One candidate stood out by framing a feature launch as: “Reduced TCO by 22% for service providers via modular software licensing, avoiding $4.8M in customer CAPEX over 3 years.” That showed business architecture thinking — not just delivery.

Most applicants list “Led cross-functional team to launch X.” That’s table stakes. The differentiator is showing why you chose X over competing priorities, how you priced it for channel margins, and how you de-risked adoption with existing hardware SKUs.

How should I structure my Cisco PM resume?

The standard “Experience → Projects → Education” format fails because it hides decision context.
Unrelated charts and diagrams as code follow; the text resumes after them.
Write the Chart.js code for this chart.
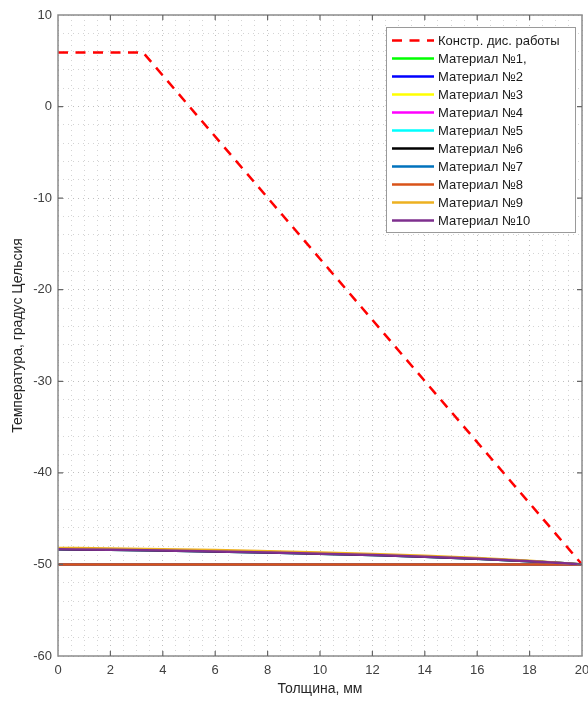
<!DOCTYPE html>
<html>
<head>
<meta charset="utf-8">
<script src="https://cdn.jsdelivr.net/npm/chart.js@4/dist/chart.umd.min.js"></script>
<style>
  body { margin: 0; background: #fff; }
  canvas { display: block; }
</style>
</head>
<body>
<canvas id="tempChart" width="588" height="704"></canvas>
<script>
// Толщина, мм
const thickness = [0, 2, 4, 6, 8, 10, 12, 14, 16, 18, 20];

// Конструкционная кривая (красный пунктир)
const constrX = [0, 3.25, 20];
const constrY = [5.9, 5.9, -50];

// Материалы
const mat1 = [-50, -50, -50, -50, -50, -50, -50, -50, -50, -50, -50];
const mat2 = [-50, -50, -50, -50, -50, -50, -50, -50, -50, -50, -50];
const mat3 = [-50, -50, -50, -50, -50, -50, -50, -50, -50, -50, -50];
const mat4 = [-50, -50, -50, -50, -50, -50, -50, -50, -50, -50, -50];
const mat5 = [-48.35, -48.4, -48.48, -48.58, -48.7, -48.83, -48.98, -49.15, -49.38, -49.65, -50];
const mat6 = [-48.35, -48.4, -48.48, -48.58, -48.7, -48.83, -48.98, -49.15, -49.38, -49.65, -50];
const mat7 = [-50, -50, -50, -50, -50, -50, -50, -50, -50, -50, -50];
const mat8 = [-50, -50, -50, -50, -50, -50, -50, -50, -50, -50, -50];
const mat9 = [-48.2, -48.25, -48.33, -48.43, -48.56, -48.7, -48.86, -49.05, -49.3, -49.6, -50];
const mat10 = [-48.35, -48.4, -48.48, -48.58, -48.7, -48.83, -48.98, -49.15, -49.38, -49.65, -50];

const matNames = ['Материал №1,', 'Материал №2', 'Материал №3', 'Материал №4', 'Материал №5',
                  'Материал №6', 'Материал №7', 'Материал №8', 'Материал №9', 'Материал №10'];
const matColors = ['#00ff00', '#0000ff', '#ffff00', '#ff00ff', '#00ffff',
                   '#000000', '#0072bd', '#d95319', '#edb120', '#7e2f8e'];
const matValues = [mat1, mat2, mat3, mat4, mat5, mat6, mat7, mat8, mat9, mat10];

const toPoints = (xs, ys) => xs.map((x, i) => ({ x: x, y: ys[i] }));

// order: больший номер рисуется раньше, поэтому последние материалы оказываются сверху
const datasets = [{
  label: 'Констр. дис. работы',
  data: toPoints(constrX, constrY),
  borderColor: '#ff0000',
  borderWidth: 2.5,
  borderDash: [10, 7.5],
  tension: 0,
  order: 11
}];
matValues.forEach((vals, i) => {
  datasets.push({
    label: matNames[i],
    data: toPoints(thickness, vals),
    borderColor: matColors[i],
    borderWidth: 2.5,
    cubicInterpolationMode: 'monotone',
    order: 10 - i
  });
});

// Рамка осей и засечки внутрь (как в MATLAB)
const boxPlugin = {
  id: 'box',
  afterDatasetsDraw(chart) {
    const { ctx, chartArea: a, scales } = chart;
    ctx.save();
    ctx.strokeStyle = '#8c8c8c';
    ctx.lineWidth = 1.5;
    ctx.strokeRect(a.left, a.top, a.right - a.left, a.bottom - a.top);
    ctx.lineWidth = 1.2;
    ctx.strokeStyle = '#666';
    ctx.beginPath();
    for (let v = 2; v < 20; v += 2) {
      const px = scales.x.getPixelForValue(v);
      ctx.moveTo(px, a.bottom); ctx.lineTo(px, a.bottom - 5);
      ctx.moveTo(px, a.top); ctx.lineTo(px, a.top + 5);
    }
    for (let v = -50; v < 10; v += 10) {
      const py = scales.y.getPixelForValue(v);
      ctx.moveTo(a.left, py); ctx.lineTo(a.left + 5, py);
      ctx.moveTo(a.right, py); ctx.lineTo(a.right - 5, py);
    }
    ctx.stroke();
    ctx.restore();
  }
};

// Легенда в правом верхнем углу области графика
const legendPlugin = {
  id: 'boxLegend',
  afterDraw(chart) {
    const { ctx, chartArea: a } = chart;
    const w = 189, rowH = 18, h = 205;
    const x0 = a.right - 7 - w, y0 = a.top + 12;
    ctx.save();
    ctx.fillStyle = '#fff';
    ctx.fillRect(x0, y0, w, h);
    ctx.strokeStyle = '#9a9a9a';
    ctx.lineWidth = 1;
    ctx.strokeRect(x0 + 0.5, y0 + 0.5, w, h);
    ctx.font = '13px "Liberation Sans", Arial, sans-serif';
    ctx.textBaseline = 'middle';
    chart.data.datasets.forEach((ds, i) => {
      const y = y0 + 13.5 + i * rowH;
      ctx.strokeStyle = ds.borderColor;
      ctx.lineWidth = 2.5;
      ctx.setLineDash(ds.borderDash || []);
      ctx.beginPath();
      ctx.moveTo(x0 + 6, y);
      ctx.lineTo(x0 + 48, y);
      ctx.stroke();
      ctx.setLineDash([]);
      ctx.fillStyle = '#1a1a1a';
      ctx.fillText(ds.label, x0 + 52, y + 0.5);
    });
    ctx.restore();
  }
};

const tickFont = { family: '"Liberation Sans", Arial, sans-serif', size: 13 };
const titleFont = { family: '"Liberation Sans", Arial, sans-serif', size: 14 };

new Chart(document.getElementById('tempChart'), {
  type: 'line',
  data: { datasets: datasets },
  options: {
    responsive: false,
    animation: false,
    layout: { padding: { top: 15, right: 6, left: 0, bottom: 0 } },
    elements: { point: { radius: 0 } },
    plugins: { legend: { display: false }, tooltip: { enabled: false } },
    scales: {
      x: {
        type: 'linear',
        min: 0, max: 20,
        border: { display: false, dash: [1, 4] },
        grid: {
          drawTicks: false,
          color: c => (c.tick && c.tick.value % 2 === 0) ? 'rgba(0,0,0,0.25)' : 'rgba(0,0,0,0.17)'
        },
        ticks: {
          stepSize: 0.5, autoSkip: false, maxRotation: 0, padding: 7,
          color: '#404040', font: tickFont,
          callback: v => (v % 2 === 0 ? v : '')
        },
        title: { display: true, text: 'Толщина, мм', color: '#262626', font: titleFont, padding: { bottom: 6 } },
        afterFit(s) { s.height = 48; s.paddingLeft = 0; s.paddingRight = 0; }
      },
      y: {
        min: -60, max: 10,
        border: { display: false, dash: [1, 4] },
        grid: {
          drawTicks: false,
          color: c => (c.tick && c.tick.value % 10 === 0) ? 'rgba(0,0,0,0.25)' : 'rgba(0,0,0,0.17)'
        },
        ticks: {
          stepSize: 2, autoSkip: false, padding: 6,
          color: '#404040', font: tickFont,
          callback: v => (v % 10 === 0 ? v : '')
        },
        title: { display: true, text: 'Температура, градус Цельсия', color: '#262626', font: titleFont, padding: { top: 10 } },
        afterFit(s) { s.width = 58; s.paddingTop = 0; s.paddingBottom = 0; }
      }
    }
  },
  plugins: [boxPlugin, legendPlugin]
});
</script>
</body>
</html>
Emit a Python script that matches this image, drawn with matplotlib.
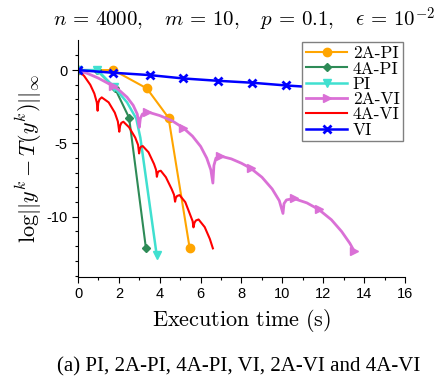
import matplotlib
matplotlib.use("Agg")
from matplotlib import pyplot as plt

plt.rcParams['mathtext.fontset'] = 'cm'
plt.rcParams['font.family'] = ['Liberation Sans', 'DejaVu Sans']

# execution time (s) and log residual for each method
pi2a_t = [0, 1.73, 3.37, 4.43, 5.46]
pi2a_y = [0, 0.0, -1.25, -3.25, -12.1]

pi4a_t = [0, 0.92, 1.81, 2.5, 3.32]
pi4a_y = [0, 0.0, -1.25, -3.25, -12.1]

pi_t = [0, 0.95, 1.76, 2.4, 2.85, 3.05, 3.85]
pi_y = [0, 0.0, -1.15, -2.2, -3.3, -4.6, -12.6]

vi2a_t = [0, 0.5, 1.0, 1.73, 2.0, 2.4, 2.7, 2.9, 3.0,
          3.05, 3.15, 3.4, 4.0, 4.6, 5.16, 5.6, 6.0, 6.3, 6.5, 6.6,
          6.65, 6.75, 6.96, 7.5, 8.0, 8.46, 9.0, 9.5, 9.85, 10.03,
          10.08, 10.2, 10.55, 11.2, 11.78, 12.4, 12.9, 13.3, 13.5]
vi2a_y = [0, -0.25, -0.55, -1.1, -1.35, -1.85, -2.4, -3.0, -3.9,
          -3.3, -3.0, -2.85, -3.1, -3.45, -3.95, -4.5, -5.2, -6.0, -6.8, -7.7,
          -6.5, -6.0, -5.86, -6.05, -6.35, -6.7, -7.3, -8.1, -8.9, -9.77,
          -9.1, -8.85, -8.75, -9.05, -9.5, -10.2, -11.0, -11.8, -12.3]
vi2a_marks = [0, 3, 11, 14, 22, 25, 32, 34, 38]

vi4a_t = [0, 0.3, 0.6, 0.8, 0.92, 0.96,
          0.99, 1.05, 1.16, 1.5, 1.8, 1.95, 2.02,
          2.06, 2.12, 2.22, 2.5, 2.8, 2.94, 2.99,
          3.03, 3.08, 3.17, 3.45, 3.72, 3.82, 3.86,
          3.9, 3.95, 4.05, 4.3, 4.58, 4.7, 4.75,
          4.79, 4.85, 4.97, 5.25, 5.5, 5.61, 5.65,
          5.7, 5.77, 5.9, 6.2, 6.45, 6.6]
vi4a_y = [0, -0.4, -1.0, -1.6, -2.2, -2.77,
          -2.25, -2.0, -1.86, -2.2, -2.9, -3.5, -4.2,
          -3.8, -3.6, -3.52, -3.9, -4.6, -5.1, -5.68,
          -5.35, -5.22, -5.18, -5.6, -6.4, -6.8, -7.27,
          -7.0, -6.9, -6.86, -7.3, -8.1, -8.5, -8.97,
          -8.7, -8.58, -8.52, -9.0, -9.9, -10.3, -10.72,
          -10.4, -10.25, -10.18, -10.7, -11.5, -12.15]

vi_t = [0, 1.7, 3.5, 5.15, 6.85, 8.5, 10.2, 11.9, 13.6]
vi_y = [0, -0.18, -0.34, -0.57, -0.73, -0.86, -1.05, -1.2, -1.35]

fig = plt.figure(figsize=(4.47, 3.81), dpi=100)
ax = fig.add_axes([0.1745, 0.273, 0.7315, 0.622])

ax.plot(pi2a_t, pi2a_y, color='orange', marker='o', ms=6, lw=1.5, label='2A-PI')
ax.plot(pi4a_t, pi4a_y, color='seagreen', marker='D', ms=4.5, lw=1.5, label='4A-PI')
ax.plot(pi_t, pi_y, color='turquoise', marker='v', ms=5.5, lw=1.8,
        markevery=[0, 1, 2, 6], label='PI')
ax.plot(vi2a_t, vi2a_y, color='orchid', marker='>', ms=5.5, lw=2,
        markevery=vi2a_marks, label='2A-VI')
ax.plot(vi4a_t, vi4a_y, color='red', lw=1.5, label='4A-VI')
ax.plot(vi_t, vi_y, color='blue', marker='x', ms=6, mew=2, lw=1.8, label='VI')

ax.set_xlim(0, 16)
ax.set_ylim(-14.1, 2.05)
ax.set_xticks(range(0, 17, 2))
ax.set_xticks(range(1, 16, 2), minor=True)
ax.set_yticks([0, -5, -10])
ax.set_yticklabels(['0', '-5', '-10'])
ax.set_yticks(range(-14, 2), minor=True)
ax.tick_params(labelsize=10.5, length=4, width=0.8)
ax.tick_params(which='minor', length=2.5, width=0.8)
ax.spines['top'].set_visible(False)
ax.spines['right'].set_visible(False)

ax.set_xlabel(r'$\mathrm{Execution\ time\ (s)}$', fontsize=16, labelpad=4)
ax.set_ylabel(r'$\log||y^k - T(y^k)||_\infty$', fontsize=16, labelpad=2)

leg = ax.legend(loc='upper right', bbox_to_anchor=(0.994, 0.99), borderaxespad=0,
                prop={'family': 'cmr10', 'size': 12.5}, fancybox=False,
                edgecolor='grey', framealpha=1, handlelength=2.4,
                labelspacing=0.0, borderpad=0.2, handletextpad=0.3)
leg.get_frame().set_linewidth(1.0)

fig.text(0.545, 0.947,
         r'$n\,=\,4000,\quad m\,=\,10,\quad p\,=\,0.1,\quad \epsilon\,=\,10^{-2}$',
         ha='center', va='center', fontsize=15)
fig.text(0.533, 0.037, '(a) PI, 2A-PI, 4A-PI, VI, 2A-VI and 4A-VI',
         ha='center', va='center', fontsize=15, family='Liberation Serif')

fig.savefig('out.png', dpi=100)
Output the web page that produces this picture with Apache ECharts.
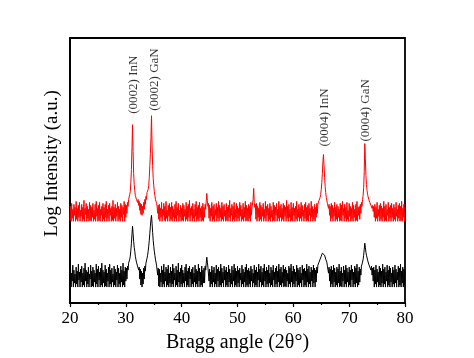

At Cisco, resumes are screened in 45–75 seconds by recruiters who map your bullets to role-specific competencies: technical depth, GTM strategy, and ecosystem awareness. If your resume doesn’t surface those within 10 seconds, it’s screened out.

Use a hybrid format:

  • Name, contact info
  • 3-line professional summary (not “objective”)
  • Core Competencies (6-line max, categorized)
  • Experience (reverse chronological, 3–5 bullets per role)
  • Select Projects (only if outside core roles)
  • Education/Certs

In a 2024 HC for a Security PM role, two candidates had identical titles at Palo Alto Networks. One listed: “Owned cloud firewall migration.” The other wrote: “Drove adoption of cloud-native firewall for 42 enterprise clients by aligning licensing model with Cisco ACI compatibility, reducing integration effort by 60%.” The second got the interview.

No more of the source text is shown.